SET TASK: Each line that contains the word "this" counts once; give the total for the records below and nothing else.

** begin AVAILABLE RECORDS **

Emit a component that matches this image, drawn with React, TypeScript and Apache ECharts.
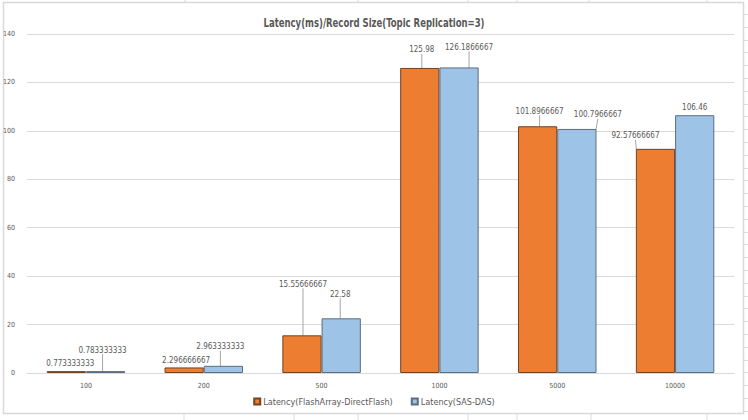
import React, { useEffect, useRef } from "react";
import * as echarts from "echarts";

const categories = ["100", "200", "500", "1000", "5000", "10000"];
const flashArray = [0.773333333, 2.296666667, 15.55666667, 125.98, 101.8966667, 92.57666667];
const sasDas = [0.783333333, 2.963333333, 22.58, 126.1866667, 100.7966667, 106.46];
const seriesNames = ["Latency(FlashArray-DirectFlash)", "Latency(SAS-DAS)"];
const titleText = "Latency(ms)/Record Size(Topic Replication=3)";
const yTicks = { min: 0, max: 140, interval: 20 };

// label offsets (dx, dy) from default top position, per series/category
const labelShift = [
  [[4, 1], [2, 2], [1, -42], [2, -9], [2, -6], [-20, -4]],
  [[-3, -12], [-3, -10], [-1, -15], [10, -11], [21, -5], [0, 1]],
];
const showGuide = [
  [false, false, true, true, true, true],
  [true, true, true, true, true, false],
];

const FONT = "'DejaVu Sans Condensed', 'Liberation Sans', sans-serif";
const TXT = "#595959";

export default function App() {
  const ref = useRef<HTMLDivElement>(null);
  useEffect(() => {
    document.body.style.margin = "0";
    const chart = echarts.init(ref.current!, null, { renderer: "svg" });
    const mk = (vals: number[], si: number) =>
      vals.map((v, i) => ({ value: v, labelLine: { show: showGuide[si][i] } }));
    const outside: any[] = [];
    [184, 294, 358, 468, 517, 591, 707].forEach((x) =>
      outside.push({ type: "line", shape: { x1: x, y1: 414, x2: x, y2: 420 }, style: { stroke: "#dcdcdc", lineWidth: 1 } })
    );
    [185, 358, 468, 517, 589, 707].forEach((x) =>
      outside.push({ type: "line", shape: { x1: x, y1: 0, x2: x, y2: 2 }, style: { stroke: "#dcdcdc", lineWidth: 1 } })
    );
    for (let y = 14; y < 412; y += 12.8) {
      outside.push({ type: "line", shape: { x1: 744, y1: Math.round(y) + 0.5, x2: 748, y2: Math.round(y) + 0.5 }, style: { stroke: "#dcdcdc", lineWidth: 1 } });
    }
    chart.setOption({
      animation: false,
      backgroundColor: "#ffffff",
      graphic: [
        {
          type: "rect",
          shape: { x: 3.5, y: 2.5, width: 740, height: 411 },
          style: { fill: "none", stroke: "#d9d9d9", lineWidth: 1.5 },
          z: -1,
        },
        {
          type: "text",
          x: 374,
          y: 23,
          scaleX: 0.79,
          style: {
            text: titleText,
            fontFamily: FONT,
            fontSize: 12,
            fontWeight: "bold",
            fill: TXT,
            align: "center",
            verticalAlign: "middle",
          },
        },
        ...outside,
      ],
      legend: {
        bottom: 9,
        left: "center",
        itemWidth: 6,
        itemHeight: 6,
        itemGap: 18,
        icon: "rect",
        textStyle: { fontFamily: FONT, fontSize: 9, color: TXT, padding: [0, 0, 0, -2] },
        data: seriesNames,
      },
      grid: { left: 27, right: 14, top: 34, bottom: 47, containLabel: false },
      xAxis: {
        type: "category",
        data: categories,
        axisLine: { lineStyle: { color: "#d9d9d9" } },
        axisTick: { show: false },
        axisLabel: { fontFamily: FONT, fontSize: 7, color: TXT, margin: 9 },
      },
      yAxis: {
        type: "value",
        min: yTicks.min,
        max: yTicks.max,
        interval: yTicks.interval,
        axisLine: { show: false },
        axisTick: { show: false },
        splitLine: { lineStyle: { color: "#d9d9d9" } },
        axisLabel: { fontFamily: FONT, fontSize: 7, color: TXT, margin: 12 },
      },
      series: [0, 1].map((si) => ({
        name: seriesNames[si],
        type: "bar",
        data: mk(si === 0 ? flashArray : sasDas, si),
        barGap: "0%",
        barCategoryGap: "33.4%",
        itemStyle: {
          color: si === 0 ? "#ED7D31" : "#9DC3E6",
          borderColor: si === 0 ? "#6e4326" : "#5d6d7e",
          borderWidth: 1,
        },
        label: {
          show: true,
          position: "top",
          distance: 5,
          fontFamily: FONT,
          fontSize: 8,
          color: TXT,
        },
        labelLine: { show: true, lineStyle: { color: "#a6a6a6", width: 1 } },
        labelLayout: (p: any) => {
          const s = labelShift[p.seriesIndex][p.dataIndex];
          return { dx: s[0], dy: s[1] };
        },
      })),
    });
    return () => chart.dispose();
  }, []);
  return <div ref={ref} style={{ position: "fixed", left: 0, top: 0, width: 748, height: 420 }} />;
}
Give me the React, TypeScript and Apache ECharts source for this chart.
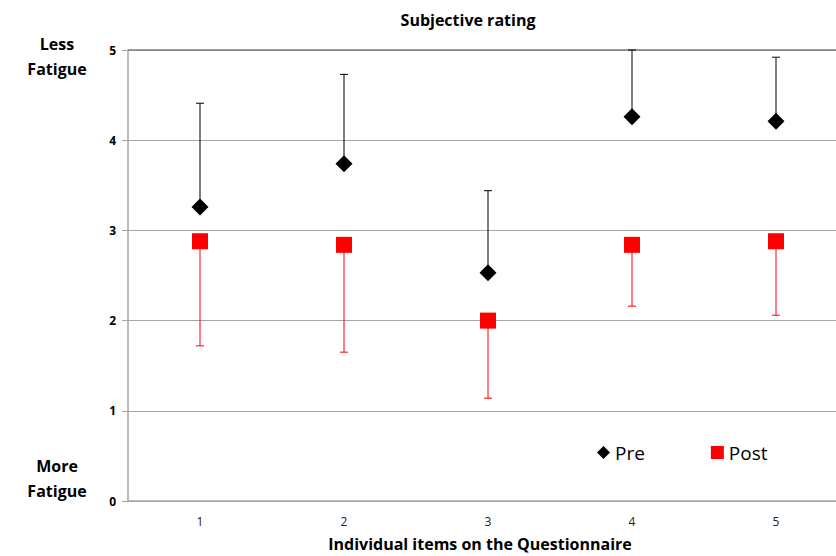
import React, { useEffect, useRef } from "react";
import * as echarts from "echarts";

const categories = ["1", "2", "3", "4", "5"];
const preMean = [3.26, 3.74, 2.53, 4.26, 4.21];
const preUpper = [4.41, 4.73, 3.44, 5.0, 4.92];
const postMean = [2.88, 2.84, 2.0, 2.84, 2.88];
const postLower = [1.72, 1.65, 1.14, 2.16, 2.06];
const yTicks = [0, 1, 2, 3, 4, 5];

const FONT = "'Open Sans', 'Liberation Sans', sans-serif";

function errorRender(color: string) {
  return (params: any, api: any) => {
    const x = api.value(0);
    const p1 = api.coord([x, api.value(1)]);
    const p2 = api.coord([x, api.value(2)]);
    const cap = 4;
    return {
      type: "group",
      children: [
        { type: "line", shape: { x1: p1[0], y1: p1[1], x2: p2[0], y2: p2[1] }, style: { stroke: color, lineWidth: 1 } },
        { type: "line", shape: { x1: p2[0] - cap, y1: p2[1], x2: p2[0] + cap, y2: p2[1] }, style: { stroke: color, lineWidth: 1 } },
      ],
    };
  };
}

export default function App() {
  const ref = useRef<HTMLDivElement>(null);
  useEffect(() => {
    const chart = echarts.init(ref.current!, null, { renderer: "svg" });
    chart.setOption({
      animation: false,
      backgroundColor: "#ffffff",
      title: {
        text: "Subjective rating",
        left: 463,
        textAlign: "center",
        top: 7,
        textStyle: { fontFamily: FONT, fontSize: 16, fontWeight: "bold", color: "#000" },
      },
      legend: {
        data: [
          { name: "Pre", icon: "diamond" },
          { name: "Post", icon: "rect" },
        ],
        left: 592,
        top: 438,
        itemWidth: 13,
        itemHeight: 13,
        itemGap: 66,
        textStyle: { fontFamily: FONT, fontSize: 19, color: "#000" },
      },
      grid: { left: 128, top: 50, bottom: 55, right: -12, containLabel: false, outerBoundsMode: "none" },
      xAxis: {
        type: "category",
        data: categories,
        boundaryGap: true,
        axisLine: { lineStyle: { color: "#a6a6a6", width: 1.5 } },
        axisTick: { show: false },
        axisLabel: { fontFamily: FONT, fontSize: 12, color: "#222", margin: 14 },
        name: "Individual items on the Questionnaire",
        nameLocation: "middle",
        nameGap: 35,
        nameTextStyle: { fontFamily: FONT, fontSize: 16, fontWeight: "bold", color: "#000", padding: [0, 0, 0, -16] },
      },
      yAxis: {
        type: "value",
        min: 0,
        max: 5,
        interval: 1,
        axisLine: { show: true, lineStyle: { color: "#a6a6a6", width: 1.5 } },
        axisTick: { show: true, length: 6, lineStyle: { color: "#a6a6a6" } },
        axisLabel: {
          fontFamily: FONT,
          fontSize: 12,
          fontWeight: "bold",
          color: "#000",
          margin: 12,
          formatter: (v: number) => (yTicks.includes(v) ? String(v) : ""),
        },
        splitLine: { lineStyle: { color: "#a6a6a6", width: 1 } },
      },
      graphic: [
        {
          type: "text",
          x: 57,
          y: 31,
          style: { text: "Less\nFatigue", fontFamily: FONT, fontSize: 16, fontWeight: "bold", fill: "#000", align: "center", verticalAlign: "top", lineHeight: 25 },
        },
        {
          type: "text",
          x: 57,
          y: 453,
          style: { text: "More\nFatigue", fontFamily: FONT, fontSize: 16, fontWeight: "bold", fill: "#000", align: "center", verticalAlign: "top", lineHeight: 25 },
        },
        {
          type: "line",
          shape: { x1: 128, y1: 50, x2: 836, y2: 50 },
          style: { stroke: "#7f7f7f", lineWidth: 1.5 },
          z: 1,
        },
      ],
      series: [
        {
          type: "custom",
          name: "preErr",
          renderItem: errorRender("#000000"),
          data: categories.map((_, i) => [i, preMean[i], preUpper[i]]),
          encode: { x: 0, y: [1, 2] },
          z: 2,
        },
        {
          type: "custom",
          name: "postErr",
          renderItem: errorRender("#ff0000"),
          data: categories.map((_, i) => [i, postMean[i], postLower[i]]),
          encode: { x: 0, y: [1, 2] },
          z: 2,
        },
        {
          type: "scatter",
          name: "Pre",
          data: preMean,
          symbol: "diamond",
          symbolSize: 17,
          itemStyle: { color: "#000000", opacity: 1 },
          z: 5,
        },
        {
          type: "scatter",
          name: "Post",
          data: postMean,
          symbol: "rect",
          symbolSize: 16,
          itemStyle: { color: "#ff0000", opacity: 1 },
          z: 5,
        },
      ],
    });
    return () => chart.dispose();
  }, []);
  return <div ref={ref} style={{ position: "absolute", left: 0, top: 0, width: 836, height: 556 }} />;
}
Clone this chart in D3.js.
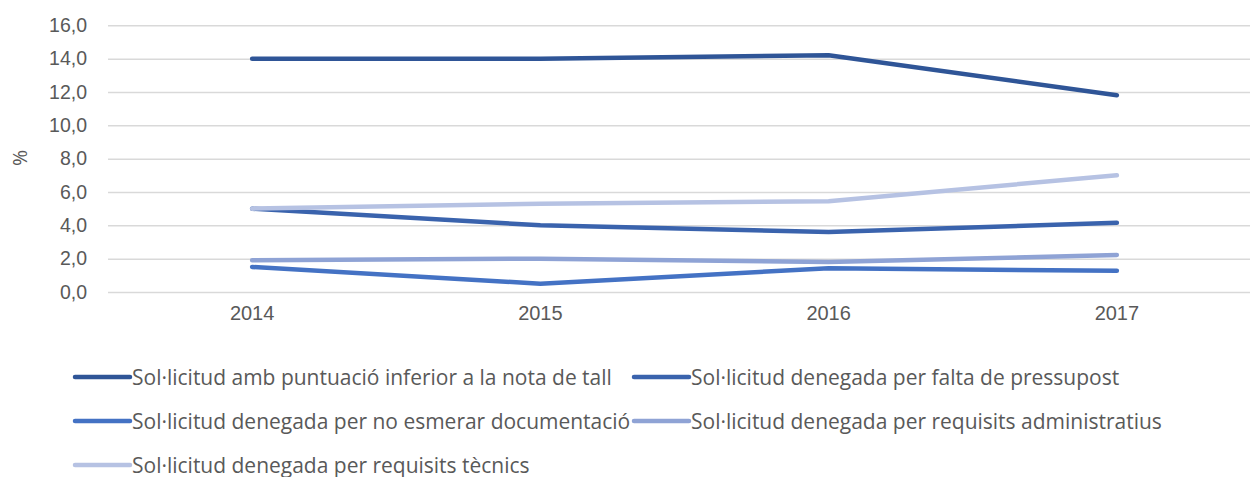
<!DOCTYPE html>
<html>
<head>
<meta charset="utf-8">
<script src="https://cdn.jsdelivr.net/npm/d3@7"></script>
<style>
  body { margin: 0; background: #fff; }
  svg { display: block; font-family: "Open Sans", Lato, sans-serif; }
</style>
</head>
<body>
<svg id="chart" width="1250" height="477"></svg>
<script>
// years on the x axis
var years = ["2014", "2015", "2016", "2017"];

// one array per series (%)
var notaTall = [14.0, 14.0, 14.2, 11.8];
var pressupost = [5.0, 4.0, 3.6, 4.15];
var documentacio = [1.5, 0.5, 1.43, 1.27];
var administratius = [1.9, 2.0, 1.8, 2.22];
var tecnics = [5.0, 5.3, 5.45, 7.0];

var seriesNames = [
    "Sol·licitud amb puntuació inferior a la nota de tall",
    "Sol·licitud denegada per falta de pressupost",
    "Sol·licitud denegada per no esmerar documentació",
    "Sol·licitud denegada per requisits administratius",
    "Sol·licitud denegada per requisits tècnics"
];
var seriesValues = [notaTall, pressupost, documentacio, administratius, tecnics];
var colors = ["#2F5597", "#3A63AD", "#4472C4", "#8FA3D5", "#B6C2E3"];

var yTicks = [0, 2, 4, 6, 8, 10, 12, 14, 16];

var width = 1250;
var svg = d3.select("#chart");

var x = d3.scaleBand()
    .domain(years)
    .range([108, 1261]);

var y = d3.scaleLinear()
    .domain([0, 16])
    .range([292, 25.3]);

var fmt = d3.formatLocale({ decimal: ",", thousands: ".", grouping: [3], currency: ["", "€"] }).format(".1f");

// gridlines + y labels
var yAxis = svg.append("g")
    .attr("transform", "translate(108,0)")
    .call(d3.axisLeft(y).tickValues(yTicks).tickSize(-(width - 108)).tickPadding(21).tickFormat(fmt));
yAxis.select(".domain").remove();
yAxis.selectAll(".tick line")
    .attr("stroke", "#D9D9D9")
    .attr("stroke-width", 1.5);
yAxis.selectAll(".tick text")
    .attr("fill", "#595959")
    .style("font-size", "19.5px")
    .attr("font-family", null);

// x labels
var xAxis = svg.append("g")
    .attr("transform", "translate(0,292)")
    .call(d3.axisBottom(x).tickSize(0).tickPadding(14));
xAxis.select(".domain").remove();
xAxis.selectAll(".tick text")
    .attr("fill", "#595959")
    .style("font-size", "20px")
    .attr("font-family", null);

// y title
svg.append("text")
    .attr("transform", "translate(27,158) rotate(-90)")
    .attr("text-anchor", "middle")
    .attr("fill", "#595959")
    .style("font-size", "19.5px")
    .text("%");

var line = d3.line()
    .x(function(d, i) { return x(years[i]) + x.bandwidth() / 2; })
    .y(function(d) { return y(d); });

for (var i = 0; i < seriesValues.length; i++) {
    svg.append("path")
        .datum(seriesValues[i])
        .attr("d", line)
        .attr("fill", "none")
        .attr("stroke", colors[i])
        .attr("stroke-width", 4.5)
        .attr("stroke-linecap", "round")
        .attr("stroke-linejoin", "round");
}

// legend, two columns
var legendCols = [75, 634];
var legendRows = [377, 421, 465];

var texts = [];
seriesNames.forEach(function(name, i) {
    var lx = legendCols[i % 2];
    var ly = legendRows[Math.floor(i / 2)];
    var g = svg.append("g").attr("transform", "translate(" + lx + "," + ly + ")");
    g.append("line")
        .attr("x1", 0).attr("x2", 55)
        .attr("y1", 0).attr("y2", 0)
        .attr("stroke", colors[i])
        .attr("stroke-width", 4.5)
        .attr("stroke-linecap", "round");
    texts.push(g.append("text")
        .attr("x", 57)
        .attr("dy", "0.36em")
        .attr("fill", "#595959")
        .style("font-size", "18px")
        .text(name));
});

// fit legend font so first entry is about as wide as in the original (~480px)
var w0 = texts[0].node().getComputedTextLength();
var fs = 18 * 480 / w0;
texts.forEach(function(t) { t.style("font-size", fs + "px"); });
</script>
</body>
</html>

** end AVAILABLE RECORDS **

CORRECT OUTPUT: 3